Kahvenin 1500’lü yıllarda Osmanlı haremine girmesiyle Türk kahvesinin serüveni başladı. Haremde kahveyi pişirme ve içme yönteminin günümüze kadar ulaşması, Türklerin geleneklerine de ne kadar sadık olduğunu gösteriyor. Atasözlerinde bile kahveye yer veren atalarımız “bir kahvenin kırk yıl hatrı vardır” derken kahveyle edilen sohbetin ve arkadaşların yıllar boyu unutulamayacağını vurguluyor.
Türk kahvesi birleştiriyor
Günümüzde de Türk kahvesinin birleştirici bir gücünün olduğu ifade ediliyor. İki insanın hayatını birleştireceği kız isteme törenlerinde gelin, damada Türk kahvesi içiriyor. Misafir geldiğinde, iki insan uzun zamandır görüşmediğinde, fal bakılmak istendiğinde kahve sınırları ortadan kaldırarak toparlayıcı gücünü konuşturuyor. 5 Aralık Dünya Türk Kahvesi Günü olarak kabul ediliyor. Türk kahvesi kültürünün UNESCO İnsanlığın Somut Olmayan Kültürel Mirası Temsili Listesi’ne 5 Aralık 2013’te dahil edilmesi sebebiyle bu tarih Dünya Türk Kahvesi Günü olarak kutlanıyor.
AB’den tescilli
Kasım ayının başında Türk kahvesi, Avrupa Birliği’nde tescil edilen ilk geleneksel ürün adı oldu. Türkiye Odalar ve Borsalar Birliği (TOBB) tarafından yapılan başvuru sonucunda Türk kahvesi, AB’de geleneksel ürün adı olarak ilan edildi. Türk kahvesi, Türkler tarafından sadece bir içecek olarak görülmüyor. UNESCO İnsanlığın Somut Olmayan Kültürel Mirası Temsili Listesi’nde de yer alan Türk kahvesi üzerine kurulan Türk Kahvesi Kültürü ve Araştırmaları Derneği de Türk kahvesiyle ilgili çalışmaları yürütüyor.

Osmanlı’da tablolarda Türk kahvesi
Osmanlı’da Türk kahvesinin edindiği yerin büyük olduğu, yapılan eserlerde ve tablolarda yer alan Türk kahvesi figüründen anlaşılıyor. Yapılan resimlerde haremde yer alan kadınların ellerindeki fincanlarda Türk kahvesi içtiği görülüyor. Bu da sosyal hayatın da Türk kahvesi üzerine kurulu olduğunu gösteriyor. Sokakları fırçalarına yansıtan ressamların konu aldığı bir başka unsur da kahvehaneler.
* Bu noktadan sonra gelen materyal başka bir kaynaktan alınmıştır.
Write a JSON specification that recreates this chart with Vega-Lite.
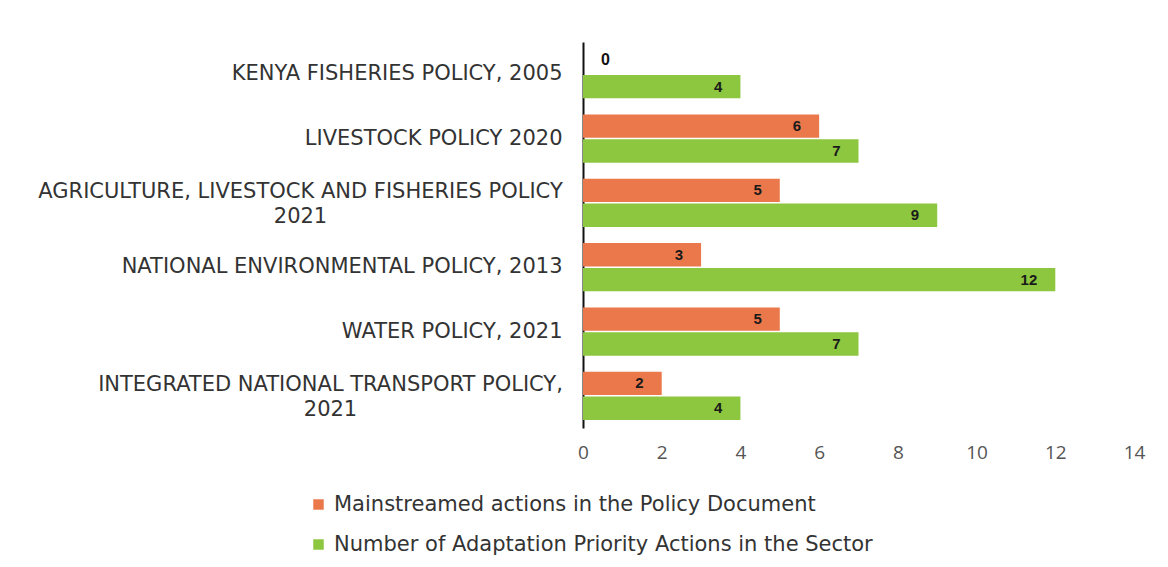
{
  "$schema": "https://vega.github.io/schema/vega-lite/v6.json",
  "autosize": "none",
  "width": 551,
  "height": 386,
  "padding": {"left": 583, "top": 42, "right": 34, "bottom": 139},
  "background": "white",
  "config": {"view": {"stroke": null}, "font": "DejaVu Sans"},
  "data": {"values": [
    {"policy": "KENYA FISHERIES POLICY, 2005", "series": "Mainstreamed actions in the Policy Document", "value": 0},
    {"policy": "KENYA FISHERIES POLICY, 2005", "series": "Number of Adaptation Priority Actions in the Sector", "value": 4},
    {"policy": "LIVESTOCK POLICY 2020", "series": "Mainstreamed actions in the Policy Document", "value": 6},
    {"policy": "LIVESTOCK POLICY 2020", "series": "Number of Adaptation Priority Actions in the Sector", "value": 7},
    {"policy": "AGRICULTURE, LIVESTOCK AND FISHERIES POLICY|2021", "series": "Mainstreamed actions in the Policy Document", "value": 5},
    {"policy": "AGRICULTURE, LIVESTOCK AND FISHERIES POLICY|2021", "series": "Number of Adaptation Priority Actions in the Sector", "value": 9},
    {"policy": "NATIONAL ENVIRONMENTAL POLICY, 2013", "series": "Mainstreamed actions in the Policy Document", "value": 3},
    {"policy": "NATIONAL ENVIRONMENTAL POLICY, 2013", "series": "Number of Adaptation Priority Actions in the Sector", "value": 12},
    {"policy": "WATER POLICY, 2021", "series": "Mainstreamed actions in the Policy Document", "value": 5},
    {"policy": "WATER POLICY, 2021", "series": "Number of Adaptation Priority Actions in the Sector", "value": 7},
    {"policy": "INTEGRATED NATIONAL TRANSPORT POLICY,|2021", "series": "Mainstreamed actions in the Policy Document", "value": 2},
    {"policy": "INTEGRATED NATIONAL TRANSPORT POLICY,|2021", "series": "Number of Adaptation Priority Actions in the Sector", "value": 4}
  ]},
  "encoding": {
    "y": {
      "field": "policy", "type": "nominal", "sort": null,
      "scale": {"paddingInner": 0.25, "paddingOuter": 0.125},
      "axis": {
        "title": null, "ticks": false, "domainColor": "#111", "domainWidth": 2,
        "labelFontSize": 21, "labelColor": "#333", "labelFont": "DejaVu Sans",
        "labelLimit": 700, "labelExpr": "split(datum.label, '|')", "labelLineHeight": 25,
        "labelAlign": {"condition": {"test": "indexof(datum.value, '|') >= 0", "value": "center"}, "value": "right"},
        "labelOffset": {"condition": {"test": "indexof(datum.value, '|') >= 0", "value": -11}, "value": 0},
        "labelPadding": {"condition": [
          {"test": "indexof(datum.value, 'AGRICULTURE') >= 0", "value": 283},
          {"test": "indexof(datum.value, 'INTEGRATED') >= 0", "value": 253}
        ], "value": 21}
      }
    },
    "yOffset": {"field": "series", "type": "nominal", "scale": {"paddingInner": 0.06}},
    "x": {
      "field": "value", "type": "quantitative",
      "scale": {"domain": [0, 14], "nice": false},
      "axis": {
        "title": null, "values": [0, 2, 4, 6, 8, 10, 12, 14], "domain": false, "ticks": false, "grid": false,
        "labelFlush": false, "labelFontSize": 19, "labelColor": "#555", "labelPadding": 15, "labelFont": "Open Sans"
      }
    }
  },
  "layer": [
    {
      "mark": {"type": "bar"},
      "encoding": {
        "color": {
          "field": "series", "type": "nominal",
          "scale": {"domain": ["Mainstreamed actions in the Policy Document", "Number of Adaptation Priority Actions in the Sector"], "range": ["#EB784B", "#8DC63F"]},
          "legend": {
            "orient": "none", "legendX": -275, "legendY": 452, "direction": "vertical", "title": null,
            "symbolType": "square", "symbolSize": 110, "symbolStrokeWidth": 0,
            "labelFontSize": 21, "labelColor": "#333", "labelFont": "DejaVu Sans", "labelLimit": 700,
            "rowPadding": 18, "labelOffset": 5
          }
        }
      }
    },
    {
      "transform": [{"filter": "datum.value > 0"}],
      "mark": {"type": "text", "align": "right", "dx": -18, "fontWeight": "bold", "fontSize": 15, "font": "Liberation Sans", "color": "#1a1a1a"},
      "encoding": {"text": {"field": "value", "type": "quantitative"}}
    },
    {
      "transform": [{"filter": "datum.value == 0"}],
      "mark": {"type": "text", "align": "left", "dx": 18, "dy": -2, "fontWeight": "bold", "fontSize": 16, "font": "Liberation Sans", "color": "#111"},
      "encoding": {"text": {"field": "value", "type": "quantitative"}}
    }
  ]
}
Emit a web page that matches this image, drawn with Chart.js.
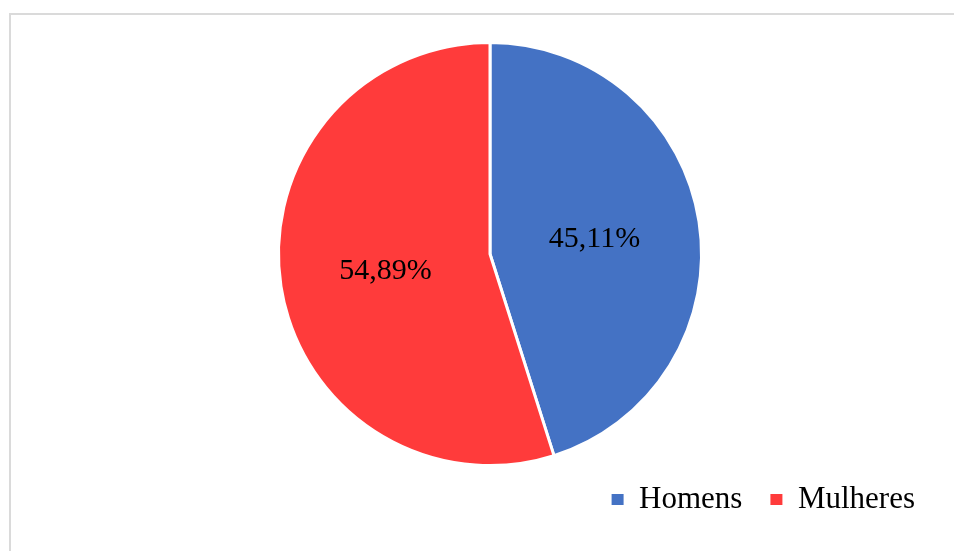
<!DOCTYPE html>
<html>
<head>
<meta charset="utf-8">
<script src="https://cdn.jsdelivr.net/npm/chart.js@4.4.1/dist/chart.umd.min.js"></script>
<style>
    html, body { margin: 0; padding: 0; background: #fff; }
    #wrap { position: relative; width: 954px; height: 551px; overflow: hidden; }
    #frame {
        position: absolute; left: 9px; top: 13px; width: 960px; height: 560px;
        border-top: 2px solid #dadada; border-left: 2px solid #dadada;
    }
    #chart { position: absolute; left: 0; top: 0; }
</style>
</head>
<body>
<div id="wrap">
    <div id="frame"></div>
    <canvas id="chart" width="954" height="551"></canvas>
</div>
<script>
const categories = ["Homens", "Mulheres"];
const values = [45.11, 54.89];
const colors = ["#4472C4", "#FF3B3B"];

const serif = "'Liberation Serif', 'Times New Roman', serif";

// writes the percentage inside each slice
const sliceLabels = {
    id: "sliceLabels",
    afterDatasetsDraw(chart) {
        const ctx = chart.ctx;
        const meta = chart.getDatasetMeta(0);
        ctx.save();
        ctx.font = "30px " + serif;
        ctx.fillStyle = "#000";
        ctx.textAlign = "center";
        ctx.textBaseline = "middle";
        meta.data.forEach((arc, i) => {
            const pos = arc.tooltipPosition();
            const txt = values[i].toFixed(2).replace(".", ",") + "%";
            ctx.fillText(txt, pos.x, pos.y + 1);
        });
        ctx.restore();
    }
};

new Chart(document.getElementById("chart"), {
    type: "pie",
    data: {
        labels: categories,
        datasets: [{
            data: values,
            backgroundColor: colors,
            borderColor: "#ffffff",
            borderWidth: 3,
            radius: 211.5
        }]
    },
    options: {
        responsive: false,
        animation: false,
        layout: {
            padding: { left: 37, right: 11, top: 52, bottom: 26 }
        },
        plugins: {
            legend: {
                position: "bottom",
                align: "end",
                labels: {
                    font: { family: serif, size: 31 },
                    color: "#000",
                    boxWidth: 12,
                    boxHeight: 11,
                    padding: 28,
                    generateLabels: chart => {
                        const items = Chart.overrides.pie.plugins.legend.labels.generateLabels(chart);
                        items.forEach(it => { it.lineWidth = 0; it.strokeStyle = it.fillStyle; });
                        return items;
                    }
                }
            },
            tooltip: { enabled: false }
        }
    },
    plugins: [sliceLabels]
});
</script>
</body>
</html>
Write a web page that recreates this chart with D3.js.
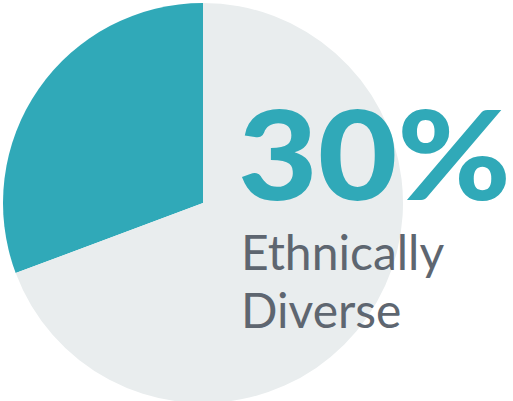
<!DOCTYPE html>
<html>
<head>
<meta charset="utf-8">
<script src="https://cdn.jsdelivr.net/npm/d3@7"></script>
<style>
  html, body { margin: 0; padding: 0; background: #fff; overflow: hidden; }
</style>
</head>
<body>
<div id="chart"></div>
<script>
const categories = ["Ethnically Diverse", "Not Ethnically Diverse"];
const values = [30.7, 69.3];
const colors = ["#30a9b8", "#e9edee"];
const bigLabel = "30%";
const subLabel = ["Ethnically", "Diverse"];

const width = 513;
const height = 401;
const cx = 203, cy = 203, radius = 200;

const svg = d3.select("#chart").append("svg")
    .attr("width", width)
    .attr("height", height);

const pie = d3.pie()
    .sort(null)
    .startAngle(0)
    .endAngle(-2 * Math.PI);

const arc = d3.arc()
    .innerRadius(0)
    .outerRadius(radius);

const color = d3.scaleOrdinal()
    .domain(categories)
    .range(colors);

const slices = pie(values);

svg.append("g")
    .attr("transform", `translate(${cx},${cy})`)
    .selectAll("path")
    .data(slices)
    .enter().append("path")
    .attr("d", arc)
    .attr("fill", (d, i) => color(categories[i]));

// big percentage, stretched to the reference width
svg.append("text")
    .attr("x", 238)
    .attr("y", 200)
    .attr("font-family", "Lato, 'Open Sans', sans-serif")
    .attr("font-weight", 900)
    .attr("font-size", 123)
    .attr("textLength", 273)
    .attr("lengthAdjust", "spacingAndGlyphs")
    .attr("fill", colors[0])
    .text(bigLabel);

const sub = svg.append("g")
    .attr("font-family", "Lato, 'Open Sans', sans-serif")
    .attr("font-weight", 400)
    .attr("font-size", 48)
    .attr("fill", "#5e6670");

sub.selectAll("text")
    .data(subLabel)
    .enter().append("text")
    .attr("x", 241)
    .attr("y", (d, i) => 270 + i * 58)
    .text(d => d);
</script>
</body>
</html>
Osmanlı kahvehaneleri, zaman zaman buluşma noktaları olmuş, zaman zaman da başka planların yapılmasının yeri haline dönmüş.
Kahvehaneler yaygınlaştı
Kahvehanelerin yaygınlaşması, Abdülkadir Emeksiz’in “İstanbul Kahvehaneleri” (Karaların ve Denizlerin Sultanı İstanbul Cilt II) kitabında anlatılıyor. Emeksiz’e göre 16’ncı yüzyılın ikinci yarısında Halep’ten ve Şam’dan gelen iki kişinin İstanbul’un Tahtakale Semti’nde kahvehane açmalarıyla bu durumun yaygınlaştığı söyleniyor. Osmanlı Devleti’nin dışında da 17’nci yüzyılda kahvehaneler başka devletlerde ve Avrupa’da görülmeye başlandı.
Yeniçerilerin kahvehanelerde toplanması, kahvehanelerin kapatılmasına yol açtı. Yeniçeri Ocağı’nı kapatan II. Mahmud, kahvehanelerde bir araya gelen yeniçerileri dağıtmak için bu mekanları kapattı. Sultan Abdülaziz ve II. Abdülhamit dönemlerinde ise kahvehaneler en görkemli zamanlarını yaşadı.

Türk kahvesi en çok aranan kahve
Yandex, ekim ayında 1 Ekim Dünya Kahve Günü’ne özel olarak değişen kahve kültürüne ilişkin veriler paylaştı. Verilere göre kullanıcılar, Türk kahvesi gibi farklı kahve çeşitlerine dair bilgi arayışında bulundu. Ayrıca kahve falından fincan çeşitlerine ve fiyat karşılaştırmalarına kadar pek çok başlık, dikkat çeken diğer arama konuları arasında yer aldı. Aramalarda en çok geçen kahve çeşidi Türk kahvesi olurken, hemen ardından onu espresso ve filtre kahve takip etti. İlk üç sırada yer alan Türk kahvesi, espresso ve filtre kahve, diğer kahve çeşitlerine göre açık ara farkla öne çıktı.